* Start *
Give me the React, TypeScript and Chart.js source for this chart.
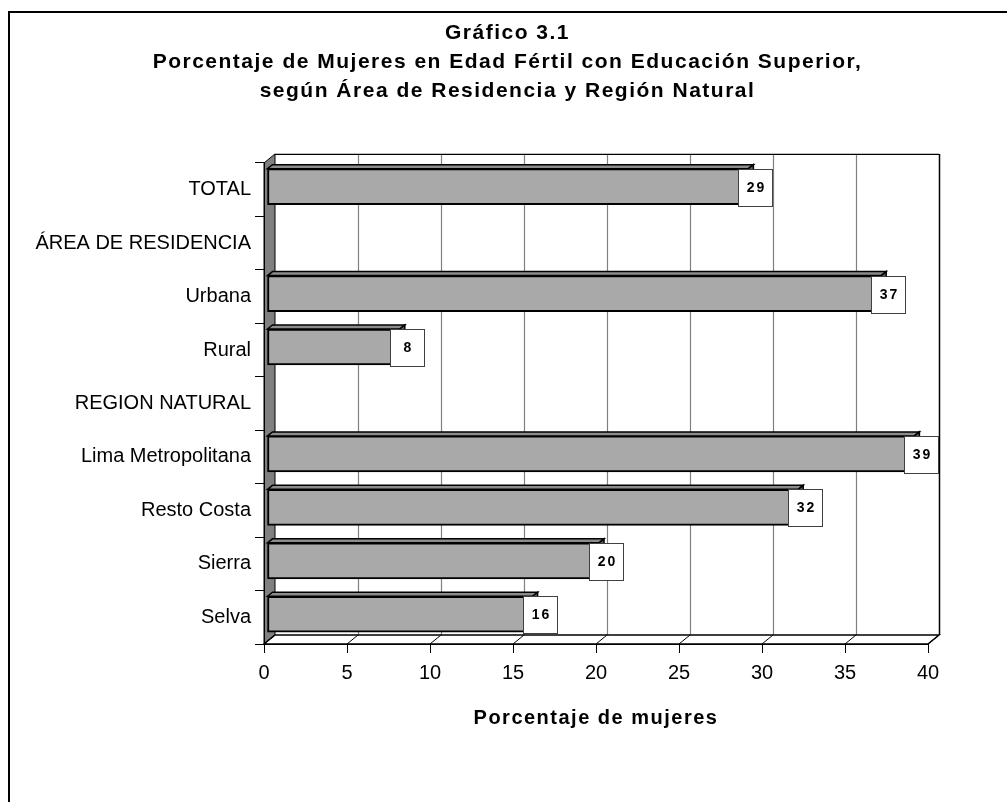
import React, { useEffect, useRef } from 'react';
import { Chart, registerables } from 'chart.js';

Chart.register(...registerables);

const categories = ['TOTAL', 'ÁREA DE RESIDENCIA', 'Urbana', 'Rural', 'REGION NATURAL', 'Lima Metropolitana', 'Resto Costa', 'Sierra', 'Selva'];
const values: (number | null)[] = [29, null, 37, 8, null, 39, 32, 20, 16];
const xTickValues = [0, 5, 10, 15, 20, 25, 30, 35, 40];
const titleLines = ['Gráfico 3.1', 'Porcentaje de Mujeres en Edad Fértil con Educación Superior,', 'según Área de Residencia y Región Natural'];
const xAxisTitle = 'Porcentaje de mujeres';

const FONT = '"Liberation Sans", Arial, Helvetica, sans-serif';
const DX = 11;
const DY = 9;
const BDX = 5;
const BDY = 4;
const SHIFT = 3;

const threeD = {
  id: 'threeD',
  afterDatasetsUpdate(chart: any) {
    const meta = chart.getDatasetMeta(0);
    meta.data.forEach((el: any) => {
      el.x += SHIFT;
      el.base += SHIFT;
      el.y -= SHIFT;
    });
  },
  beforeDraw(chart: any) {
    const ctx = chart.ctx;
    const { left, right, top, bottom } = chart.chartArea;
    const xs = chart.scales.x;
    ctx.save();
    ctx.letterSpacing = '0px';
    // outer border
    ctx.strokeStyle = '#000';
    ctx.lineWidth = 2;
    ctx.beginPath();
    ctx.moveTo(9, 840);
    ctx.lineTo(9, 12);
    ctx.lineTo(1040, 12);
    ctx.stroke();

    // back wall
    ctx.fillStyle = '#fff';
    ctx.fillRect(left + DX, top - DY, right - left, bottom - top);
    xTickValues.forEach((v) => {
      if (v === 0) return;
      const px = Math.round(xs.getPixelForValue(v)) + DX + 0.5;
      ctx.strokeStyle = v === 40 ? '#000' : '#808080';
      ctx.lineWidth = v === 40 ? 1.5 : 1.2;
      ctx.beginPath();
      ctx.moveTo(px, top - DY);
      ctx.lineTo(px, bottom - DY);
      ctx.stroke();
    });
    ctx.strokeStyle = '#000';
    ctx.lineWidth = 1.2;
    ctx.beginPath();
    ctx.moveTo(left + DX, top - DY + 0.5);
    ctx.lineTo(right + DX, top - DY + 0.5);
    ctx.stroke();

    // left wall
    ctx.fillStyle = '#808080';
    ctx.beginPath();
    ctx.moveTo(left, top);
    ctx.lineTo(left + DX, top - DY);
    ctx.lineTo(left + DX, bottom - DY);
    ctx.lineTo(left, bottom);
    ctx.closePath();
    ctx.fill();
    ctx.strokeStyle = '#000';
    ctx.lineWidth = 1;
    ctx.stroke();

    // floor
    ctx.fillStyle = '#fff';
    ctx.beginPath();
    ctx.moveTo(left, bottom);
    ctx.lineTo(right, bottom);
    ctx.lineTo(right + DX, bottom - DY);
    ctx.lineTo(left + DX, bottom - DY);
    ctx.closePath();
    ctx.fill();
    ctx.lineWidth = 1.5;
    ctx.stroke();
    ctx.lineWidth = 1;
    xTickValues.forEach((v) => {
      const px = xs.getPixelForValue(v);
      ctx.beginPath();
      ctx.moveTo(px, bottom);
      ctx.lineTo(px + DX, bottom - DY);
      ctx.stroke();
    });
    ctx.restore();
    // spacing for the chart title and axis title (drawn before the datasets)
    ctx.letterSpacing = '1.5px';
  },
  beforeDatasetsDraw(chart: any) {
    chart.ctx.letterSpacing = '0px';
  },
  afterDatasetsDraw(chart: any) {
    const ctx = chart.ctx;
    const meta = chart.getDatasetMeta(0);
    ctx.save();
    meta.data.forEach((el: any, i: number) => {
      const v = values[i];
      if (v === null || v === undefined) return;
      const xEnd = el.x;
      const x0 = el.base;
      const yTop = el.y - el.height / 2;
      const yBot = el.y + el.height / 2;
      // top face
      ctx.fillStyle = '#8c8c8c';
      ctx.strokeStyle = '#000';
      ctx.lineWidth = 1.5;
      ctx.beginPath();
      ctx.moveTo(x0, yTop);
      ctx.lineTo(x0 + BDX, yTop - BDY);
      ctx.lineTo(xEnd + BDX, yTop - BDY);
      ctx.lineTo(xEnd, yTop);
      ctx.closePath();
      ctx.fill();
      ctx.stroke();
      // right face
      ctx.fillStyle = '#606060';
      ctx.beginPath();
      ctx.moveTo(xEnd, yTop);
      ctx.lineTo(xEnd + BDX, yTop - BDY);
      ctx.lineTo(xEnd + BDX, yBot - BDY);
      ctx.lineTo(xEnd, yBot);
      ctx.closePath();
      ctx.fill();
      ctx.stroke();
      // label box
      const bx = Math.round(xEnd - 10) + 0.5;
      const bw = 34;
      const by = Math.round(yTop) + 0.5;
      const bh = Math.round(yBot - yTop) + 1;
      ctx.fillStyle = '#fff';
      ctx.fillRect(bx, by, bw, bh);
      ctx.strokeStyle = '#404040';
      ctx.lineWidth = 1;
      ctx.strokeRect(bx, by, bw, bh);
      ctx.fillStyle = '#000';
      ctx.font = 'bold 14px ' + FONT;
      ctx.letterSpacing = '2px';
      ctx.textAlign = 'center';
      ctx.textBaseline = 'middle';
      ctx.fillText(String(v), bx + bw / 2 + 1, by + bh / 2);
    });
    ctx.restore();
    ctx.letterSpacing = '0px';
  },
  afterDraw(chart: any) {
    chart.ctx.letterSpacing = '0px';
  },
};

export default function App() {
  const ref = useRef<HTMLCanvasElement | null>(null);
  useEffect(() => {
    if (!ref.current) return;
    const chart = new Chart(ref.current, {
      type: 'bar',
      data: {
        labels: categories,
        datasets: [
          {
            data: values as any,
            backgroundColor: '#a9a9a9',
            borderColor: '#000',
            borderWidth: 2,
            barThickness: 36,
            borderSkipped: false,
          },
        ],
      },
      options: {
        responsive: false,
        animation: false,
        devicePixelRatio: 1,
        indexAxis: 'y',
        layout: { padding: { left: 8, right: 0, top: 0, bottom: 0 } },
        plugins: {
          legend: { display: false },
          tooltip: { enabled: false },
          title: {
            display: true,
            text: titleLines,
            color: '#000',
            font: { family: FONT, size: 21, weight: 'bold', lineHeight: 1.38 },
            padding: { top: 18.5, bottom: 57.5 },
          },
        },
        scales: {
          y: {
            offset: true,
            grid: { offset: true, drawOnChartArea: false, drawTicks: true, tickLength: 9, color: '#000' },
            border: { display: true, color: '#000', width: 1 },
            ticks: { z: 1, color: '#000', font: { family: FONT, size: 20 }, padding: 4, autoSkip: false },
            afterFit: (s: any) => {
              s.width = 256;
            },
          },
          x: {
            type: 'linear',
            min: 0,
            max: 40,
            ticks: { z: 1, stepSize: 5, color: '#000', font: { family: FONT, size: 20 }, padding: 8 },
            grid: { drawOnChartArea: false, drawTicks: true, tickLength: 9, color: '#000' },
            border: { display: true, color: '#000', width: 1 },
            title: {
              display: true,
              text: xAxisTitle,
              color: '#000',
              font: { family: FONT, size: 20, weight: 'bold', lineHeight: 1.2 },
              padding: { top: 0, bottom: 72 },
            },
            afterFit: (s: any) => {
              s.height = 158;
            },
          },
          yRight: {
            type: 'linear',
            position: 'right',
            display: true,
            grid: { display: false },
            ticks: { display: false },
            border: { display: false },
            afterFit: (s: any) => {
              s.width = 79;
            },
          },
        },
      } as any,
      plugins: [threeD],
    });
    return () => chart.destroy();
  }, []);
  return (
    <div style={{ position: 'absolute', left: 0, top: 0, width: 1007, height: 802 }}>
      <canvas ref={ref} width={1007} height={802} style={{ display: 'block' }} />
    </div>
  );
}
* End *
> _To do_
Repeat exactly and only the lines from the start of the data above through the line that holds "Chart.register(...registerables);", inclusive. Pictures do not belong in the copy.

> _Output for this exercise_
Give me the React, TypeScript and Chart.js source for this chart.
import React, { useEffect, useRef } from 'react';
import { Chart, registerables } from 'chart.js';

Chart.register(...registerables);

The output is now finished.